:: Material ::

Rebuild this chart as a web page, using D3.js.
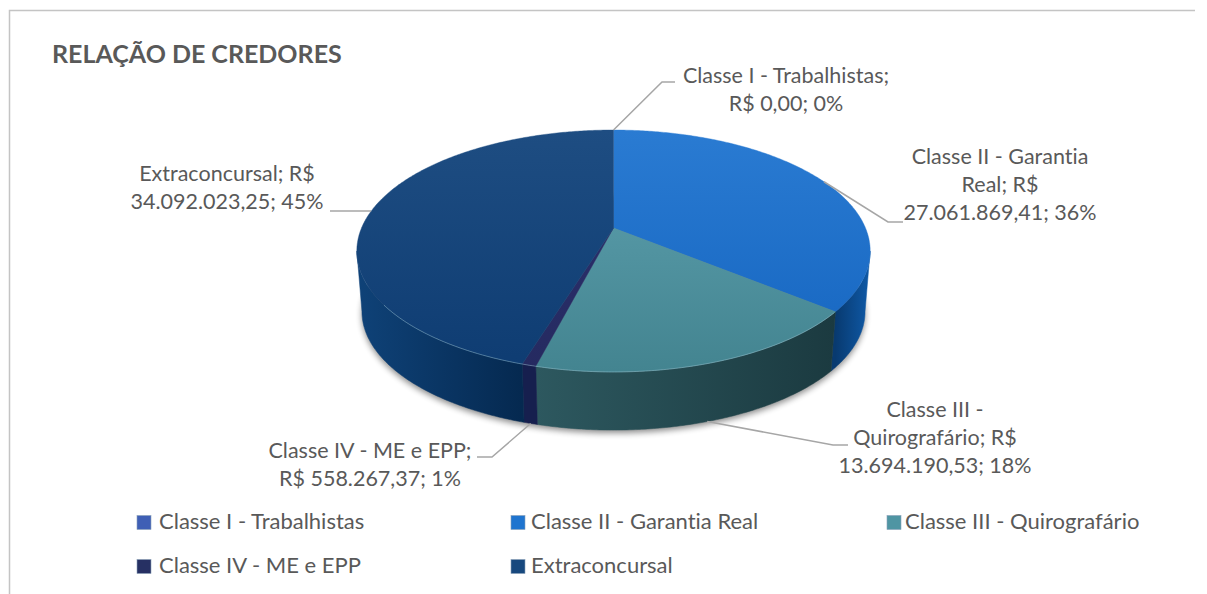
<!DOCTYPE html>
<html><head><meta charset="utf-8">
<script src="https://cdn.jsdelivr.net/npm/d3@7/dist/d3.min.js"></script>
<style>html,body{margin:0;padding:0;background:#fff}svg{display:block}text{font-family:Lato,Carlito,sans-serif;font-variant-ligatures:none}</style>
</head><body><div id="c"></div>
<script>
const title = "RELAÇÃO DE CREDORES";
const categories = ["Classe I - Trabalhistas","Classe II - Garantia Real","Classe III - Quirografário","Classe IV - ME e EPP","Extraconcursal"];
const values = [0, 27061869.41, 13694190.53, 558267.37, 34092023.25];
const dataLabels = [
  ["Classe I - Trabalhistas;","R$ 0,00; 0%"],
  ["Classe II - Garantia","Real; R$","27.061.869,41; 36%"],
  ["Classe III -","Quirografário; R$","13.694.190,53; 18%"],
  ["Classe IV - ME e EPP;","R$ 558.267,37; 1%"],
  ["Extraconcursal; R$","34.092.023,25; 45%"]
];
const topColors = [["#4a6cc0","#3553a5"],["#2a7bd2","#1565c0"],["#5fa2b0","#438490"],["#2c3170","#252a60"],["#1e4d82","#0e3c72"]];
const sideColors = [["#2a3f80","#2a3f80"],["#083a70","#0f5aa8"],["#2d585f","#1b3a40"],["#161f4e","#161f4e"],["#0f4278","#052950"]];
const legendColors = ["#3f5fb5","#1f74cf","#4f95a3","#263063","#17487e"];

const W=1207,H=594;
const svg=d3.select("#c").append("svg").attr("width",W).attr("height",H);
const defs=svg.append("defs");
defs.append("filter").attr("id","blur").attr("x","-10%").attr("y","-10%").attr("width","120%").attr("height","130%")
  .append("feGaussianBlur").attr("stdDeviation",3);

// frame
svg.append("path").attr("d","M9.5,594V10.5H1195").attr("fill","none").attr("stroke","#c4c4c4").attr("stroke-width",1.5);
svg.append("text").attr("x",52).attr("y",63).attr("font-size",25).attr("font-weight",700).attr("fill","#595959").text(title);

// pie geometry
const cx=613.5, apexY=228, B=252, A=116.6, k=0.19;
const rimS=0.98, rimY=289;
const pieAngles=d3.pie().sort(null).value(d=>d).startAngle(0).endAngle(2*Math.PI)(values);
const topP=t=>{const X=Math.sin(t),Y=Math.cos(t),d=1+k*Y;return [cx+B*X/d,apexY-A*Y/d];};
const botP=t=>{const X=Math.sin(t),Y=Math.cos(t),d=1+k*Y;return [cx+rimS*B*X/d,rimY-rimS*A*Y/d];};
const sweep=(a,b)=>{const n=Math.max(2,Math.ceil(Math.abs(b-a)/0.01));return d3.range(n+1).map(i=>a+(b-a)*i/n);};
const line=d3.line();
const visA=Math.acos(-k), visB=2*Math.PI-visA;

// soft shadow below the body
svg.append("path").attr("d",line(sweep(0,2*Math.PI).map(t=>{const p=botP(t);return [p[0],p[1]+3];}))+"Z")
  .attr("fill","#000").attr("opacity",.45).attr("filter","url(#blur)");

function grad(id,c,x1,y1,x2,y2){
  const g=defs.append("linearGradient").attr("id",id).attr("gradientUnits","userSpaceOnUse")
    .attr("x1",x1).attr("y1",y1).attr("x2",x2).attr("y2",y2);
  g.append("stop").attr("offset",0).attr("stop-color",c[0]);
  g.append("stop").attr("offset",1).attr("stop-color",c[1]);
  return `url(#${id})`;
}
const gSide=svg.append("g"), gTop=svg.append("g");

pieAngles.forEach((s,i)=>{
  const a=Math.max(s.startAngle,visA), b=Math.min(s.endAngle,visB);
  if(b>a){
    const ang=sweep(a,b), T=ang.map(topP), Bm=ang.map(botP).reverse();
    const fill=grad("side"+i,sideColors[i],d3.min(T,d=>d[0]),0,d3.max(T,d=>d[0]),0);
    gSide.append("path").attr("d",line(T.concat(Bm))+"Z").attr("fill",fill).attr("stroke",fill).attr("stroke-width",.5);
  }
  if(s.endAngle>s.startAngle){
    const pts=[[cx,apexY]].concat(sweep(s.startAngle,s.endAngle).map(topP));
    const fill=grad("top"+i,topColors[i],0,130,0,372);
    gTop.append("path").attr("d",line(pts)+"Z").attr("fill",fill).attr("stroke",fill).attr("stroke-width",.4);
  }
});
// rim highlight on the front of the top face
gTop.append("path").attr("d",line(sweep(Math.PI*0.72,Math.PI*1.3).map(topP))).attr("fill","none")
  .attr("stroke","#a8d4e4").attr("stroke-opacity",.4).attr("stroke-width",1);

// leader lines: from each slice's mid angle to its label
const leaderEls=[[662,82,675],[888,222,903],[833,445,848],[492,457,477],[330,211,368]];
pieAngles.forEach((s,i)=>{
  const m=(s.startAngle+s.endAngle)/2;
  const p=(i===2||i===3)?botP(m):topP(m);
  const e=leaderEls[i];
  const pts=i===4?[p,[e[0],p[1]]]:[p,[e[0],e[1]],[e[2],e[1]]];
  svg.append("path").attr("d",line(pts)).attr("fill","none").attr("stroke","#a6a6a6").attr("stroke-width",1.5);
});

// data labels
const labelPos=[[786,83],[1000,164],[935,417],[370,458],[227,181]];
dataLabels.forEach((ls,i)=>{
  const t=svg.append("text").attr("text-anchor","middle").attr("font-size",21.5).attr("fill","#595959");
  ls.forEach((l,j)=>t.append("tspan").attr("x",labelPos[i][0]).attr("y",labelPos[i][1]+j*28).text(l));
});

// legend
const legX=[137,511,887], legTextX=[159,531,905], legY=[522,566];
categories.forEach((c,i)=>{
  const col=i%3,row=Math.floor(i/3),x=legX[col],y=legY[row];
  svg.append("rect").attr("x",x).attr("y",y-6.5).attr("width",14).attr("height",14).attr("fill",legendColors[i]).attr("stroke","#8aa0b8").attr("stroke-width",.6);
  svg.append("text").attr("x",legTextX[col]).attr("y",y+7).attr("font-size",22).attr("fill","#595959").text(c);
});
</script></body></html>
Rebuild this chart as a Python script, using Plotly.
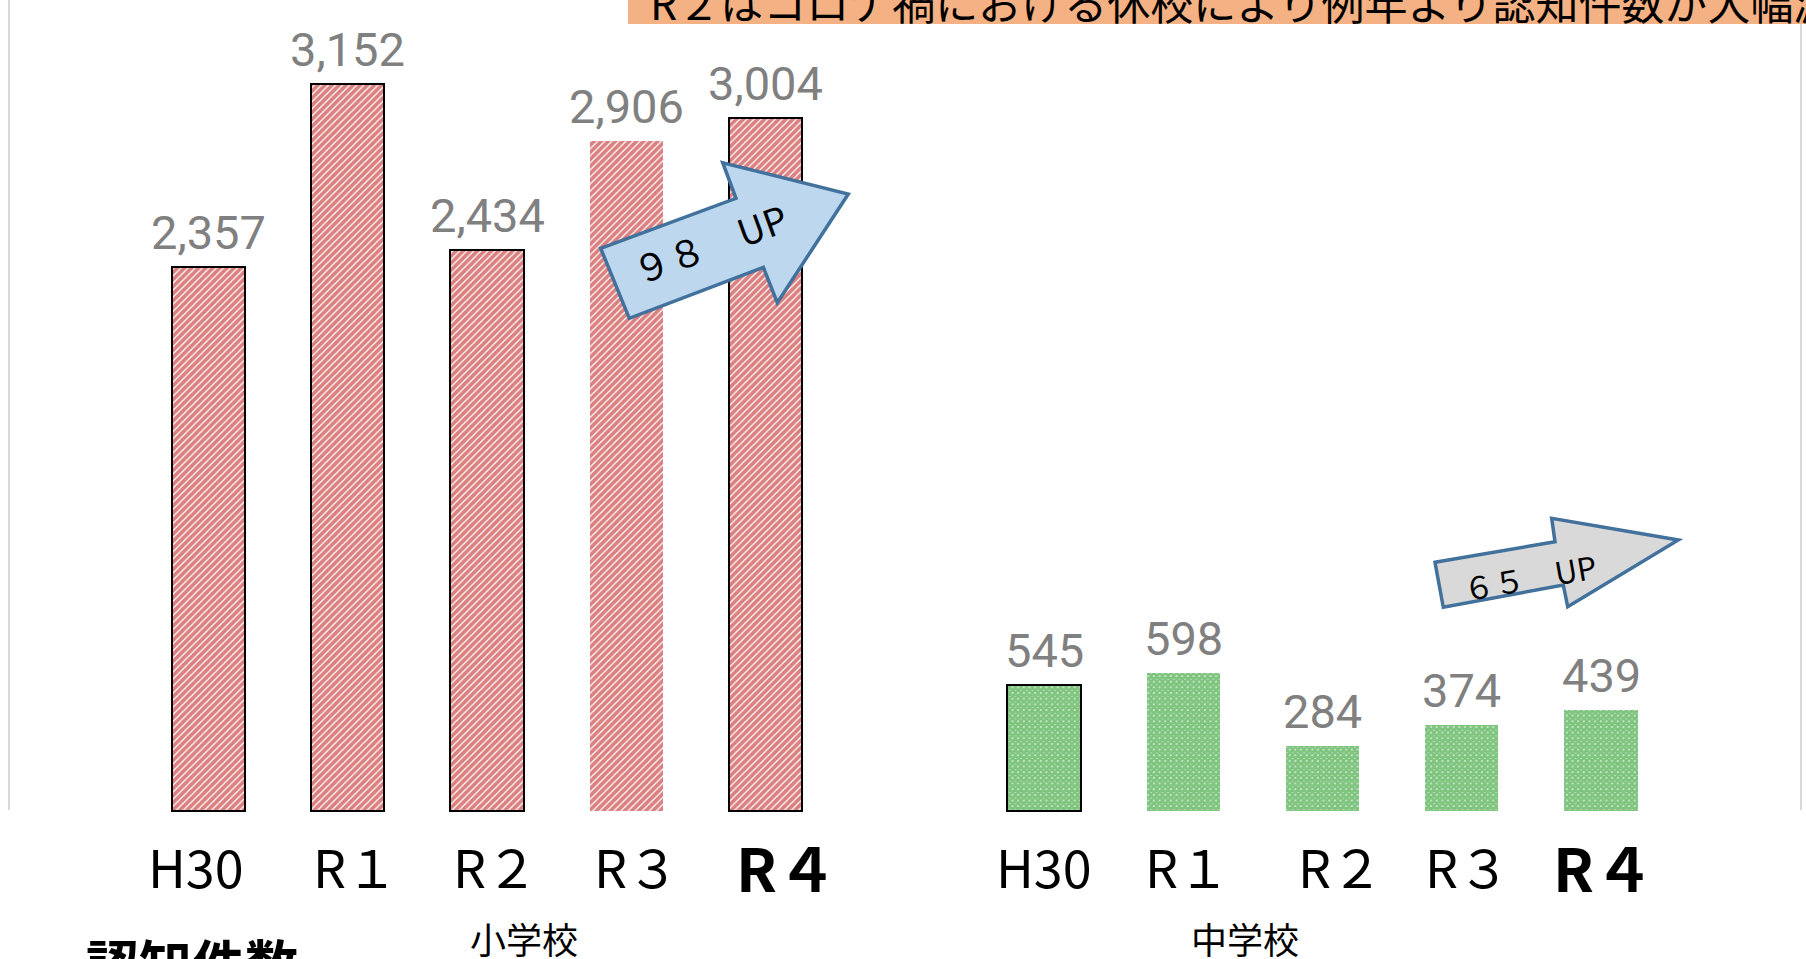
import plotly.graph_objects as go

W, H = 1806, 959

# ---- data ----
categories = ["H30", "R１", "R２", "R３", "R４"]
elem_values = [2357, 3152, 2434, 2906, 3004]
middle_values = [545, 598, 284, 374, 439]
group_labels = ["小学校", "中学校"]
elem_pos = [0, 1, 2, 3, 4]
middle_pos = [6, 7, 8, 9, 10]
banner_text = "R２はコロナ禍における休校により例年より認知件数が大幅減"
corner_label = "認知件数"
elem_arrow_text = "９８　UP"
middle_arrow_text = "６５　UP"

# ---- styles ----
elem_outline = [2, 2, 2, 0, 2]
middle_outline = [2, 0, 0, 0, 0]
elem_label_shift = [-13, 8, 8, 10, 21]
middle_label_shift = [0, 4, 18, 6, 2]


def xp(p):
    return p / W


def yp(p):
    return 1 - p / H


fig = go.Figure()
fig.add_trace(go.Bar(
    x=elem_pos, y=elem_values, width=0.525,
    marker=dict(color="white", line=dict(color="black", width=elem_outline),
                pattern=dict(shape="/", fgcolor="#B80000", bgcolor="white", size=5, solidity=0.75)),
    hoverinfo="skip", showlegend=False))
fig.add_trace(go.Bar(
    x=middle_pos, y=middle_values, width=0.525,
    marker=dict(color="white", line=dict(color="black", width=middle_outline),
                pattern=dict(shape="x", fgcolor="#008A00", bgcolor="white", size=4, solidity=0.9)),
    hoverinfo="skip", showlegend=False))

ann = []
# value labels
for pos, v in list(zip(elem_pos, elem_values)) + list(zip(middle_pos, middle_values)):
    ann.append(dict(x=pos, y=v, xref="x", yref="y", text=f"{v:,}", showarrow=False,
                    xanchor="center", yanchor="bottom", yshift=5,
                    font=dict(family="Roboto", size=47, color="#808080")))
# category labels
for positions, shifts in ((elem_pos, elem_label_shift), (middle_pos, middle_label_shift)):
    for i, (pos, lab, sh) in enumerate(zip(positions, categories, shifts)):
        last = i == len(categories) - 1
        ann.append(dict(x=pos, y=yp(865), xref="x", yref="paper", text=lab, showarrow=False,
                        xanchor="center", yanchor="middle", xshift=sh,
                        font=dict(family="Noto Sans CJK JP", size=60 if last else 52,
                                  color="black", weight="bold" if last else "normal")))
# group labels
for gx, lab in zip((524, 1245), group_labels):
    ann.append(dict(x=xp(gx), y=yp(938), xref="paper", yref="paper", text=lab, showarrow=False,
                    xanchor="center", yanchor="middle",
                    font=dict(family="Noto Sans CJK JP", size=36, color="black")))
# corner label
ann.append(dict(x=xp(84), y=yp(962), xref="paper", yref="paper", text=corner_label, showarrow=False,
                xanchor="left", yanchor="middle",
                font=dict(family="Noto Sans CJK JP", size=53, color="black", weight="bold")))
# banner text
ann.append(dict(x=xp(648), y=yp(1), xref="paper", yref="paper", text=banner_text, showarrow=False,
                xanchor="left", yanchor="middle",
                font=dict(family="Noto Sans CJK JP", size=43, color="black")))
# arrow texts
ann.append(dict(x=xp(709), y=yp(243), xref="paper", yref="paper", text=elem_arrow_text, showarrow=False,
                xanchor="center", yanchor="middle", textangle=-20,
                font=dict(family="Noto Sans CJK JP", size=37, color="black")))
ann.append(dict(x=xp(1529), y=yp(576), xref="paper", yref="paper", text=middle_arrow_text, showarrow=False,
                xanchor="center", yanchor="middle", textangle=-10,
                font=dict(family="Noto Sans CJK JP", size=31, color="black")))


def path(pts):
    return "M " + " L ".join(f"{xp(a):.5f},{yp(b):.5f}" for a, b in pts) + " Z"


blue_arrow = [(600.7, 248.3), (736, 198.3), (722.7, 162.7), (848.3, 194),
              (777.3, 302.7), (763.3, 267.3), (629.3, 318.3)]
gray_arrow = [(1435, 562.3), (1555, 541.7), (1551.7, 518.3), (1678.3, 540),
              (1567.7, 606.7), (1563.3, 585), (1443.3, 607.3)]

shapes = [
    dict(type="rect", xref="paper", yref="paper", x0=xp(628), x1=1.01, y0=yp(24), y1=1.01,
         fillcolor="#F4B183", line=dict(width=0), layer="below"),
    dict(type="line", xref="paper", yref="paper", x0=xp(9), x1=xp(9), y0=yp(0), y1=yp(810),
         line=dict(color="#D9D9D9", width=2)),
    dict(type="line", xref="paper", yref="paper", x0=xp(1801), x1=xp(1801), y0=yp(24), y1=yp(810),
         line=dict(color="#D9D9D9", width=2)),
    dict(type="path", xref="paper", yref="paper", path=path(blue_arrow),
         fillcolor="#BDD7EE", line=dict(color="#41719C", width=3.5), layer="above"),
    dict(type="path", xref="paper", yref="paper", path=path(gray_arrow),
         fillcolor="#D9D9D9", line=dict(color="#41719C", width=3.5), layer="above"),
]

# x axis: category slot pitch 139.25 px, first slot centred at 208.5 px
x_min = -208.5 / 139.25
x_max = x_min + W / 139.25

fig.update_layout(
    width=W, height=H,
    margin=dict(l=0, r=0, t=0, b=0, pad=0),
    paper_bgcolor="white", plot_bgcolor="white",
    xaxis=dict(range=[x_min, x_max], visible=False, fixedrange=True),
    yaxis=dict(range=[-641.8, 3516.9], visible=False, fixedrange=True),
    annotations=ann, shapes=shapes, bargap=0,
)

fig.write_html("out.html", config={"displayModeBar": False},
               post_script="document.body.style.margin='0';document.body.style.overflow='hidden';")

:::

Aim of the task: Find all lines where the word "this" appears. Copy them.

The output:
Rebuild this chart as a web page, using D3.js.
Rebuild this chart as a Python script, using Plotly.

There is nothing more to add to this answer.